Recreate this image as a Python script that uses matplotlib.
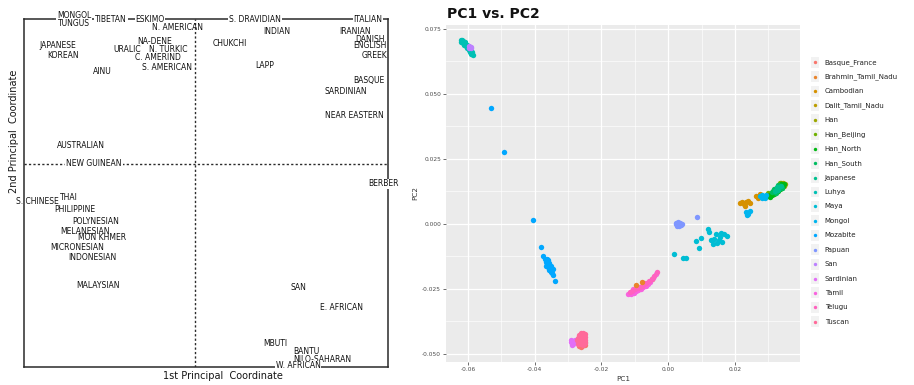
import numpy as np
import matplotlib
matplotlib.use("Agg")
import matplotlib.pyplot as plt
from matplotlib.patches import Rectangle

# ---------------- left panel: classic principal coordinate map ----------------
labels = ["MONGOL", "TUNGUS", "TIBETAN", "ESKIMO", "N. AMERICAN", "S. DRAVIDIAN",
          "ITALIAN", "INDIAN", "IRANIAN", "DANISH", "ENGLISH", "GREEK",
          "JAPANESE", "KOREAN", "NA-DENE", "URALIC", "N. TURKIC", "C. AMERIND",
          "S. AMERICAN", "CHUKCHI", "LAPP", "AINU", "BASQUE", "SARDINIAN",
          "NEAR EASTERN", "AUSTRALIAN", "NEW GUINEAN", "BERBER", "S. CHINESE",
          "THAI", "PHILIPPINE", "POLYNESIAN", "MELANESIAN", "MON KHMER",
          "MICRONESIAN", "INDONESIAN", "MALAYSIAN", "SAN", "E. AFRICAN",
          "MBUTI", "BANTU", "NILO-SAHARAN", "W. AFRICAN"]
coord1 = [-1.21, -1.21, -0.84, -0.45, -0.18, 0.60,
          1.73, 0.82, 1.60, 1.75, 1.75, 1.79,
          -1.37, -1.32, -0.40, -0.68, -0.27, -0.37,
          -0.28, 0.35, 0.70, -0.93, 1.74, 1.51,
          1.59, -1.14, -1.01, 1.88, -1.58,
          -1.26, -1.20, -0.99, -1.10, -0.93,
          -1.18, -1.03, -0.97, 1.03, 1.46,
          0.80, 1.11, 1.27, 1.03]
coord2 = [1.49, 1.40, 1.45, 1.45, 1.36, 1.45,
          1.45, 1.32, 1.32, 1.25, 1.18, 1.08,
          1.19, 1.09, 1.23, 1.15, 1.15, 1.07,
          0.97, 1.20, 0.98, 0.92, 0.84, 0.73,
          0.48, 0.18, 0.00, -0.20, -0.37,
          -0.33, -0.45, -0.57, -0.67, -0.73,
          -0.83, -0.94, -1.22, -1.24, -1.44,
          -1.80, -1.87, -1.95, -2.02]
# labels sitting on a frame / dashed line get a white background
on_line = ["MONGOL", "TIBETAN", "ESKIMO", "S. DRAVIDIAN", "ITALIAN",
           "NEW GUINEAN", "BERBER", "W. AFRICAN"]

# ---------------- right panel: PC1 vs PC2 ----------------
populations = ["Basque_France", "Brahmin_Tamil_Nadu", "Cambodian", "Dalit_Tamil_Nadu",
               "Han", "Han_Beijing", "Han_North", "Han_South", "Japanese", "Luhya",
               "Maya", "Mongol", "Mozabite", "Papuan", "San", "Sardinian", "Tamil",
               "Telugu", "Tuscan"]

basque_x = [-0.0266, -0.0258, -0.0250, -0.0262, -0.0254, -0.0248]
basque_y = [-0.0468, -0.0470, -0.0466, -0.0474, -0.0460, -0.0455]
brahmin_x = [-0.0096, -0.0079]
brahmin_y = [-0.0235, -0.0222]
cambodian_x = [0.0216, 0.0222, 0.0228, 0.0234, 0.0240, 0.0246, 0.0230, 0.0262, 0.0268, 0.0276]
cambodian_y = [0.0082, 0.0086, 0.0078, 0.0086, 0.0090, 0.0082, 0.0070, 0.0106, 0.0100, 0.0114]
dalit_x = [-0.0100, -0.0070, -0.0050]
dalit_y = [-0.0252, -0.0232, -0.0212]
han_x = [0.0344, 0.0350, 0.0348, 0.0338]
han_y = [0.0158, 0.0154, 0.0146, 0.0158]
han_beijing_x = [0.0300, 0.0336]
han_beijing_y = [0.0118, 0.0156]
han_north_x = [0.0298, 0.0304, 0.0310, 0.0316, 0.0322, 0.0328, 0.0334, 0.0340, 0.0346,
               0.0306, 0.0312, 0.0318, 0.0324, 0.0330, 0.0336, 0.0342,
               0.0314, 0.0320, 0.0326, 0.0332, 0.0338, 0.0344]
han_north_y = [0.0106, 0.0112, 0.0118, 0.0124, 0.0130, 0.0136, 0.0142, 0.0148, 0.0152,
               0.0104, 0.0110, 0.0116, 0.0122, 0.0128, 0.0134, 0.0140,
               0.0128, 0.0134, 0.0140, 0.0146, 0.0152, 0.0146]
han_south_x = [0.0310, 0.0322, 0.0334, 0.0328, 0.0316, 0.0340]
han_south_y = [0.0124, 0.0120, 0.0144, 0.0150, 0.0134, 0.0138]
japanese_x = [0.0320, 0.0330, 0.0338, 0.0326]
japanese_y = [0.0126, 0.0132, 0.0144, 0.0142]
luhya_x = [-0.0622, -0.0618, -0.0614, -0.0610, -0.0620, -0.0615, -0.0608, -0.0604,
           -0.0612, -0.0606, -0.0600, -0.0596, -0.0603, -0.0598, -0.0592, -0.0588,
           -0.0595, -0.0590, -0.0586, -0.0600, -0.0611, -0.0617]
luhya_y = [0.0706, 0.0708, 0.0704, 0.0700, 0.0700, 0.0696, 0.0694, 0.0690,
           0.0688, 0.0684, 0.0680, 0.0676, 0.0676, 0.0670, 0.0666, 0.0660,
           0.0662, 0.0654, 0.0650, 0.0686, 0.0693, 0.0702]
maya_x = [0.0018, 0.0044, 0.0054, 0.0083, 0.0098, 0.0091, 0.0118, 0.0121, 0.0128,
          0.0136, 0.0134, 0.0146, 0.0144, 0.0154, 0.0158, 0.0151, 0.0161, 0.0168, 0.0176]
maya_y = [-0.0117, -0.0130, -0.0132, -0.0065, -0.0053, -0.0094, -0.0021, -0.0032, -0.0062,
          -0.0058, -0.0077, -0.0074, -0.0040, -0.0049, -0.0036, -0.0062, -0.0068, -0.0038, -0.0046]
mongol_x = [0.0276, 0.0282, 0.0288, 0.0294, 0.0280, 0.0290, 0.0234, 0.0240, 0.0246, 0.0236]
mongol_y = [0.0108, 0.0112, 0.0104, 0.0110, 0.0100, 0.0098, 0.0044, 0.0040, 0.0048, 0.0036]
mozabite_x = [-0.0531, -0.0492, -0.0405,
              -0.0382, -0.0376, -0.0370, -0.0364, -0.0360, -0.0367, -0.0362, -0.0356,
              -0.0360, -0.0354, -0.0350, -0.0357, -0.0350, -0.0346, -0.0348, -0.0344,
              -0.0338, -0.0365, -0.0352]
mozabite_y = [0.0447, 0.0277, 0.0015,
              -0.0090, -0.0122, -0.0136, -0.0134, -0.0140, -0.0148, -0.0155, -0.0150,
              -0.0165, -0.0170, -0.0160, -0.0178, -0.0180, -0.0175, -0.0190, -0.0196,
              -0.0218, -0.0160, -0.0185]
papuan_x = [0.0024, 0.0030, 0.0036, 0.0022, 0.0028, 0.0034, 0.0040, 0.0026, 0.0032, 0.0038, 0.0086]
papuan_y = [0.0004, 0.0006, 0.0004, -0.0002, -0.0002, -0.0002, 0.0000, -0.0008, -0.0008, -0.0006, 0.0026]
san_x = [-0.0598, -0.0594, -0.0590, -0.0596, -0.0590]
san_y = [0.0684, 0.0680, 0.0676, 0.0676, 0.0682]
sardinian_x = [-0.0290, -0.0284, -0.0292, -0.0286, -0.0280, -0.0278, -0.0288]
sardinian_y = [-0.0445, -0.0450, -0.0455, -0.0460, -0.0456, -0.0448, -0.0464]
tamil_x = [-0.0120, -0.0112, -0.0104, -0.0096, -0.0090, -0.0082, -0.0076, -0.0068,
           -0.0062, -0.0054, -0.0046, -0.0038, -0.0106]
tamil_y = [-0.0270, -0.0268, -0.0264, -0.0258, -0.0255, -0.0250, -0.0244, -0.0238,
           -0.0230, -0.0224, -0.0208, -0.0192, -0.0250]
telugu_x = [-0.0116, -0.0108, -0.0100, -0.0092, -0.0086, -0.0080, -0.0072, -0.0066,
            -0.0058, -0.0050, -0.0042, -0.0034, -0.0098, -0.0074]
telugu_y = [-0.0262, -0.0258, -0.0252, -0.0246, -0.0243, -0.0238, -0.0232, -0.0226,
            -0.0220, -0.0212, -0.0200, -0.0186, -0.0246, -0.0226]
tuscan_x = [-0.0262, -0.0256, -0.0250, -0.0266, -0.0258, -0.0250, -0.0270, -0.0262,
            -0.0254, -0.0248, -0.0274, -0.0266, -0.0258, -0.0250, -0.0270, -0.0262, -0.0254]
tuscan_y = [-0.0418, -0.0420, -0.0425, -0.0428, -0.0432, -0.0436, -0.0438, -0.0442,
            -0.0445, -0.0448, -0.0448, -0.0452, -0.0455, -0.0458, -0.0460, -0.0462, -0.0465]

series = [(basque_x, basque_y), (brahmin_x, brahmin_y), (cambodian_x, cambodian_y),
          (dalit_x, dalit_y), (han_x, han_y), (han_beijing_x, han_beijing_y),
          (han_north_x, han_north_y), (han_south_x, han_south_y),
          (japanese_x, japanese_y), (luhya_x, luhya_y), (maya_x, maya_y),
          (mongol_x, mongol_y), (mozabite_x, mozabite_y), (papuan_x, papuan_y),
          (san_x, san_y), (sardinian_x, sardinian_y), (tamil_x, tamil_y),
          (telugu_x, telugu_y), (tuscan_x, tuscan_y)]


def hcl_hex(h, c=100.0, l=65.0):
    # ggplot2 hue palette colour (polar Luv -> sRGB)
    hr = np.radians(h)
    u, v = c * np.cos(hr), c * np.sin(hr)
    xn, yn, zn = 95.047, 100.0, 108.883
    den = xn + 15 * yn + 3 * zn
    un, vn = 4 * xn / den, 9 * yn / den
    Y = yn * ((l + 16) / 116) ** 3
    up, vp = u / (13 * l) + un, v / (13 * l) + vn
    X = 9 * Y * up / (4 * vp)
    Z = Y * (12 - 3 * up - 20 * vp) / (4 * vp)
    X, Y, Z = X / 100, Y / 100, Z / 100
    rgb = np.array([3.240479 * X - 1.537150 * Y - 0.498535 * Z,
                    -0.969256 * X + 1.875992 * Y + 0.041556 * Z,
                    0.055648 * X - 0.204043 * Y + 1.057311 * Z])
    rgb = np.where(rgb <= 0.0031308, 12.92 * rgb, 1.055 * np.abs(rgb) ** (1 / 2.4) - 0.055)
    return tuple(np.clip(rgb, 0, 1))


n = len(populations)
colors = [hcl_hex(15 + i * 360.0 / n) for i in range(n)]

W, H = 914, 385
fig = plt.figure(figsize=(W / 100, H / 100), dpi=100)


def box(x0, y0, x1, y1):
    return [x0 / W, 1 - y1 / H, (x1 - x0) / W, (y1 - y0) / H]


# ---- left ----
axl = fig.add_axes(box(24, 19, 388, 367))
axl.set_xlim(-1.71, 1.93)
axl.set_ylim(-2.03, 1.45)
for s in axl.spines.values():
    s.set_linewidth(1.1)
    s.set_color("#2a2a2a")
axl.set_xticks([])
axl.set_yticks([])
axl.axvline(0, color="#2a2a2a", lw=1.0, ls=(0, (1.6, 1.6)))
axl.axhline(0, color="#2a2a2a", lw=1.0, ls=(0, (1.6, 1.6)))
for name, cx, cy in zip(labels, coord1, coord2):
    kw = {}
    if name in on_line:
        kw["bbox"] = dict(facecolor="white", edgecolor="none", pad=0.6)
    axl.text(cx, cy, name, ha="center", va="center", fontsize=5.5,
             color="#111111", clip_on=False, zorder=4, **kw)
fig.text(14 / W, 1 - 131 / H, "2nd Principal  Coordinate", rotation=90,
         ha="center", va="center", fontsize=7, color="#151515")
fig.text(223 / W, 1 - 376 / H, "1st Principal  Coordinate",
         ha="center", va="center", fontsize=7, color="#151515")

# ---- right ----
axr = fig.add_axes(box(446, 25, 800, 362))
axr.set_facecolor("#EBEBEB")
for s in axr.spines.values():
    s.set_visible(False)
axr.set_xlim(-0.0666, 0.0395)
axr.set_ylim(-0.0531, 0.0765)
xt = [-0.06, -0.04, -0.02, 0.0, 0.02]
yt = [-0.05, -0.025, 0.0, 0.025, 0.05, 0.075]
axr.set_xticks(xt)
axr.set_xticklabels(["-0.06", "-0.04", "-0.02", "0.00", "0.02"])
axr.set_yticks(yt)
axr.set_yticklabels(["-0.050", "-0.025", "0.000", "0.025", "0.050", "0.075"])
axr.set_xticks([-0.05, -0.03, -0.01, 0.01, 0.03], minor=True)
axr.set_yticks([-0.0375, -0.0125, 0.0125, 0.0375, 0.0625], minor=True)
axr.grid(which="major", color="white", lw=0.9)
axr.grid(which="minor", color="white", lw=0.45)
axr.set_axisbelow(True)
axr.tick_params(which="major", length=2, width=0.5, color="#333333",
                labelsize=4.2, labelcolor="#4D4D4D", pad=1.5)
axr.tick_params(which="minor", length=0)
axr.set_xlabel("PC1", fontsize=5.2, color="#333333", labelpad=3)
axr.set_ylabel("PC2", fontsize=5.2, color="#333333", labelpad=3)

for i, (px, py) in enumerate(series):
    z = 3 if populations[i] == "Brahmin_Tamil_Nadu" else 2
    axr.scatter(px, py, s=15, color=colors[i], linewidths=0, zorder=z)

fig.text(447 / W, 1 - 14 / H, "PC1 vs. PC2", ha="left", va="center",
         fontsize=10, fontweight="bold", color="#111111")

# ---- legend ----
axg = fig.add_axes(box(810, 55, 912, 329))
axg.set_xlim(0, 10)
axg.set_ylim(n - 0.5, -0.5)
axg.axis("off")
for i, name in enumerate(populations):
    axg.add_patch(Rectangle((0.1, i - 0.38), 0.75, 0.76, facecolor="#F2F2F2",
                            edgecolor="none"))
    axg.scatter([0.475], [i], s=6, color=colors[i], linewidths=0)
    axg.text(1.45, i, name, ha="left", va="center", fontsize=5.0, color="#222222")

fig.savefig("out.png", dpi=100)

○ ○ ○

EXERCISE OBJECTIVE
Repeat the listing above from its first line through the line that contains "from matplotlib.patches import Rectangle", both included, and nothing more. Drop the pictures.

REPLY
Recreate this image as a Python script that uses matplotlib.
import numpy as np
import matplotlib
matplotlib.use("Agg")
import matplotlib.pyplot as plt
from matplotlib.patches import Rectangle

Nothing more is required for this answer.